= Academic quarter (class timing) =

Quarter-hour at the start of a lecture

An academic quarter (Note: Localized into various languages in the countries where it is practised, as in:
- Finnish: akateeminen vartti
- German: Akademisches Viertel
- Icelandic: akademískt korter
- Italian: Quarto d'ora accademico
- Norwegian: akademisk kvarter
- Swedish: akademisk kvart (ak or aq)) is the quarter-hour (15 minute) discrepancy between the nominal start time for a lecture or lesson ("per schema") and the actual starting time, at some universities in most European countries. (Note: Including Austria, Belgium, Croatia, Czech Republic, Denmark, Estonia, Finland, Germany, Greece, Hungary, Italy, Latvia, the Netherlands, Norway, Poland, Portugal, Romania, Serbia, Slovakia, Slovenia, Sweden, Switzerland and the United Kingdom.)

The quarter system started in Sweden and dates back to the days when the ringing of the church bell was the general method of time keeping. When the bell rang on the hour, students had 15 minutes to get to the lecture. Thus a lecture with a defined start time of 10:00 would start at 10:15.

Academic quarter exists to a varying extent in many universities, especially where the campus is spread out over a larger area, necessitating the fifteen-minute delay for the students to walk from one building to another between classes.

In the German university system, lectures scheduled at a certain hour, with or without the addition "c.t." (cum tempore, Latin for "with time"), usually start 15 minutes after the full hour. If this is not the case, usually "s.t." (sine tempore, Latin for "without time") is added to indicate that the lecture will begin at the exact time.

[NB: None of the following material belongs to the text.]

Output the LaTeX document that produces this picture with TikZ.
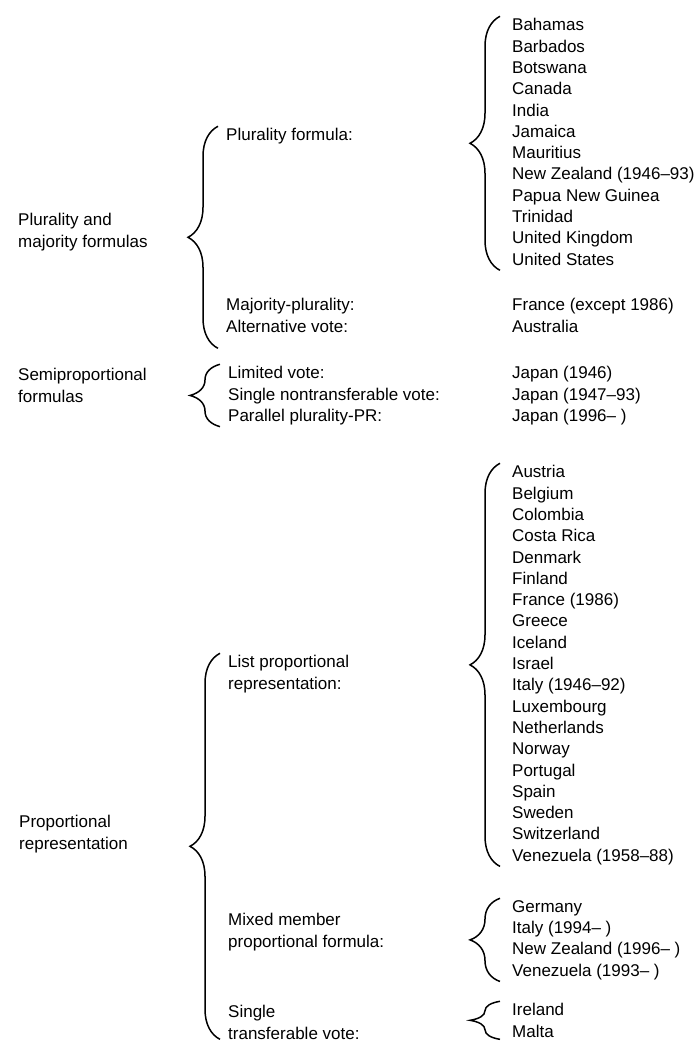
\documentclass[tikz,border=0pt]{standalone}
\usepackage{fontspec}
\setmainfont{Liberation Sans}
\usetikzlibrary{decorations.pathreplacing}
\begin{document}
\begin{tikzpicture}[x=1pt,y=-1pt,
    txt/.style={anchor=north west,align=left,inner xsep=0pt,inner ysep=2pt,
      text depth=3pt,font=\fontsize{17}{21.3}\selectfont},
    brc/.style={decorate,decoration={brace,amplitude=30pt},line width=1.5pt}]
  \useasboundingbox (0,0) rectangle (700,1041);
  % classes
  \node[txt] (pmclass) at (18,211.3) {Plurality and\\majority formulas};
  \node[txt] (spclass) at (18,366.3) {Semiproportional\\formulas};
  \node[txt] (prclass) at (19,813.3) {Proportional\\representation};
  % formulas
  \node[txt] (pform) at (226,126.3) {Plurality formula:};
  \node[txt] (mform) at (226,296.3) {Majority-plurality:\\Alternative vote:};
  \node[txt] (sform) at (228,364.3) {Limited vote:\\Single nontransferable vote:\\Parallel plurality-PR:};
  \node[txt] (lform) at (228,653.3) {List proportional\\representation:};
  \node[txt] (mmform) at (228,911.3) {Mixed member\\proportional formula:};
  \node[txt,inner ysep=0pt,text depth=0pt] (stform) at (228,1005.3) {Single\\transferable vote:};
  % countries
  \node[txt] (pfland) at (512,16.3) {Bahamas\\Barbados\\Botswana\\Canada\\India\\Jamaica\\Mauritius\\New Zealand (1946--93)\\Papua New Guinea\\Trinidad\\United Kingdom\\United States};
  \node[txt] (mjland) at (512,296.3) {France (except 1986)\\Australia};
  \node[txt] (spland) at (512,364.3) {Japan (1946)\\Japan (1947--93)\\Japan (1996-- )};
  \node[txt] (lpland) at (512,463.3) {Austria\\Belgium\\Colombia\\Costa Rica\\Denmark\\Finland\\France (1986)\\Greece\\Iceland\\Israel\\Italy (1946--92)\\Luxembourg\\Netherlands\\Norway\\Portugal\\Spain\\Sweden\\Switzerland\\Venezuela (1958--88)};
  \node[txt] (mmland) at (512,898.3) {Germany\\Italy (1994-- )\\New Zealand (1996-- )\\Venezuela (1993-- )};
  \node[txt,text depth=0pt] (stland) at (512,1001.3) {Ireland\\Malta};
  % braces
  \draw[brc] ([xshift=-8pt,yshift=-11pt]mform.south west) -- ([xshift=-8pt]pform.north west);
  \draw[brc] ([xshift=-8pt]sform.south west) -- ([xshift=-8pt]sform.north west);
  \draw[brc] ([xshift=-8pt]stform.south west) -- ([xshift=-8pt]lform.north west);
  \draw[brc] ([xshift=-12pt]pfland.south west) -- ([xshift=-12pt]pfland.north west);
  \draw[brc] ([xshift=-12pt]lpland.south west) -- ([xshift=-12pt]lpland.north west);
  \draw[brc] ([xshift=-12pt]mmland.south west) -- ([xshift=-12pt]mmland.north west);
  \draw[brc] ([xshift=-12pt]stland.south west) -- ([xshift=-12pt]stland.north west);
\end{tikzpicture}
\end{document}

In Polish the phrase kwadrans akademicki refers to an unspoken rule allowing students and lecturers to arrive up to 15 minutes late to a lecture; the students can skip the lecture without repercussions should the lecturer not arrive within that time. Similarly, the Greek phrase ακαδημαϊκό τέταρτο also refers to an unspoken rule that allows both lecturers and students to join the class with a delay of up to 15 minutes; no law is currently in place to formalize this practice which extends to the school system as well as many workplaces. In some institutions it is traditional for the lecturer to always arrive in class 15 minutes late to accommodate the students' potential delay.

==Examples==
At Uppsala University, the academic quarter was officially abolished in 1982 by Rector Martin H:son Holmdahl, and since then lectures are officially scheduled one quarter after the full hour, e.g. the scheduled starting time of morning lectures is 8:15.
In the student social life at Uppsala University and Lund University, a double-quarter (Swedish: dubbelkvart (dk) or dq) also exists. At Uppsala, it refers to the thirty minutes between the full hour and the official time when a banquet or other semi-official party or sit-down dinner starts. During this half-hour, guests mingle and make sure they know where their seats are.

At Lund University, times are commonly stated meaning single-quartered during daytime and doubly-quartered in the evening after 6 pm and on weekends. Double-quarter means that the event starts thirty minutes after the posted time. In the evening this extra quarter is to allow you to freshen up. Academic quarter only applies to time given in full hours, and the academic quarter can be removed by saying that the time is "on the dot" by adding the word "dot" ("prick" in Swedish) or an actual ".". E.g. 10 dot is 10:00. The dot removes one academic quarter, so in the evening time "on the dot" is written "dot dot" to remove both quarters. Time given with minutes, such as 10:00 is always "on the dot".

At KTH Royal Institute of Technology the academic quarter is applied to lectures but not to labs.

At University of California, Berkeley, classes generally start 10 minutes after the posted starting time. This is informally known as "Berkeley time".

At the ETH Zurich, classes generally start 15 minutes before or after the posted starting time or on the exact time, depending on the campus on which the classes take place.

A similar tradition called Oxford time, with a different historical background, applies at the University of Oxford.

At the Massachusetts Institute of Technology, classes begin five minutes after and end five minutes before the posted times.